## TASK REQUIREMENTS
Pictures stay out. Extract the lines below from the first one through the line with "from matplotlib.lines import Line2D", both included.

## COLLECTED DATA
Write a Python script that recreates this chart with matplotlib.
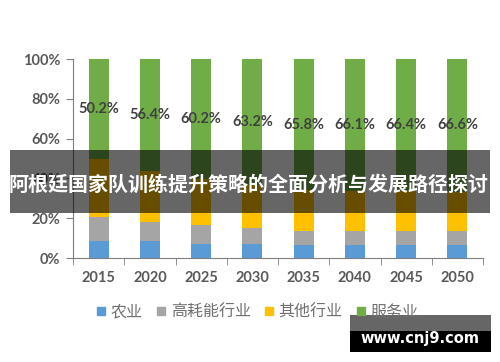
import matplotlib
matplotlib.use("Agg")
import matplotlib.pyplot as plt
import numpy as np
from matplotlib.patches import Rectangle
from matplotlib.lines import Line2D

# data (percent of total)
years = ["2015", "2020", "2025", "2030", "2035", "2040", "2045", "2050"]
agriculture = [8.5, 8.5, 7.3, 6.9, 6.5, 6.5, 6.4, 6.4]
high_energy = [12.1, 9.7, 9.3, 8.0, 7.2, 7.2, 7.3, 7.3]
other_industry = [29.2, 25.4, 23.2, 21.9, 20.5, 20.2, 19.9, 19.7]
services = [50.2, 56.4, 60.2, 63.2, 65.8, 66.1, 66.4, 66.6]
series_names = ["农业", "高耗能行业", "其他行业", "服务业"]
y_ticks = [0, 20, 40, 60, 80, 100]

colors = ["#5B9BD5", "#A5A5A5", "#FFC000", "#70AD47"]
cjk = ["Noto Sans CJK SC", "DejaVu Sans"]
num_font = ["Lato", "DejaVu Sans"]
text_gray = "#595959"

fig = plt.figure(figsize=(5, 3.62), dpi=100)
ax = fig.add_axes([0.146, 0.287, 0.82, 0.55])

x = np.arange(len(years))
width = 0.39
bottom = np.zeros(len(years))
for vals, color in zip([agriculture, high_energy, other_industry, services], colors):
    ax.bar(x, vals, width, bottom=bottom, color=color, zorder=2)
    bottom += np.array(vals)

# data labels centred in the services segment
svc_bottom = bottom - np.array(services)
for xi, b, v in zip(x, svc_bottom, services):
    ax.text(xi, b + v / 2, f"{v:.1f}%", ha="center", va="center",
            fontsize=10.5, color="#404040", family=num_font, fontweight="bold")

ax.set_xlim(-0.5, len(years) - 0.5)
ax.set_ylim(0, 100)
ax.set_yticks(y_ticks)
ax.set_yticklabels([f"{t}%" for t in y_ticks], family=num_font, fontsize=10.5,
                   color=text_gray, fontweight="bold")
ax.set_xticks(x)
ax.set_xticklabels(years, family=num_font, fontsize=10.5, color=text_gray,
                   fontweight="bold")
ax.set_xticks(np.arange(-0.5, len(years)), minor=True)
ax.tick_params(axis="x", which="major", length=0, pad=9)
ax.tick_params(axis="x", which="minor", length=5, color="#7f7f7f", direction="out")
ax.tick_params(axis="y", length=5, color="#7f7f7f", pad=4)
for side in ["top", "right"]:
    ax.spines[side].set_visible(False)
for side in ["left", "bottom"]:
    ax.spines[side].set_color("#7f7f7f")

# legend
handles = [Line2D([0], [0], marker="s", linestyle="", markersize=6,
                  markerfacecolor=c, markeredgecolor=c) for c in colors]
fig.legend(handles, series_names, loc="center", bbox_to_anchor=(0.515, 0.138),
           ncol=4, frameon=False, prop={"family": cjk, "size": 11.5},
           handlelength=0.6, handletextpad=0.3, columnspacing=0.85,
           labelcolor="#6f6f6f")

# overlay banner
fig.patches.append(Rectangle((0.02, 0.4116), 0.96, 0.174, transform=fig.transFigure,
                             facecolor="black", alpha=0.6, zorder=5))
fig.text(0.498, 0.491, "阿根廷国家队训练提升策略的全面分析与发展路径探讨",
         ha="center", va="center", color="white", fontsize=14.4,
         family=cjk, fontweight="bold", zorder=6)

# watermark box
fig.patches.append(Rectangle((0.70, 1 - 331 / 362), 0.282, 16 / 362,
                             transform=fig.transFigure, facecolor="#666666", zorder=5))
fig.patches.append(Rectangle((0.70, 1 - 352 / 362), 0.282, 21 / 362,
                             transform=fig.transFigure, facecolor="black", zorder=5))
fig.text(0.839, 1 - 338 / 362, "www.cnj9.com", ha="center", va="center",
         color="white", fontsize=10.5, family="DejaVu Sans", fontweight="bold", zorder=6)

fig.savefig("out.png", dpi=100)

## SOLUTION FOR THIS PROBLEM
Write a Python script that recreates this chart with matplotlib.
import matplotlib
matplotlib.use("Agg")
import matplotlib.pyplot as plt
import numpy as np
from matplotlib.patches import Rectangle
from matplotlib.lines import Line2D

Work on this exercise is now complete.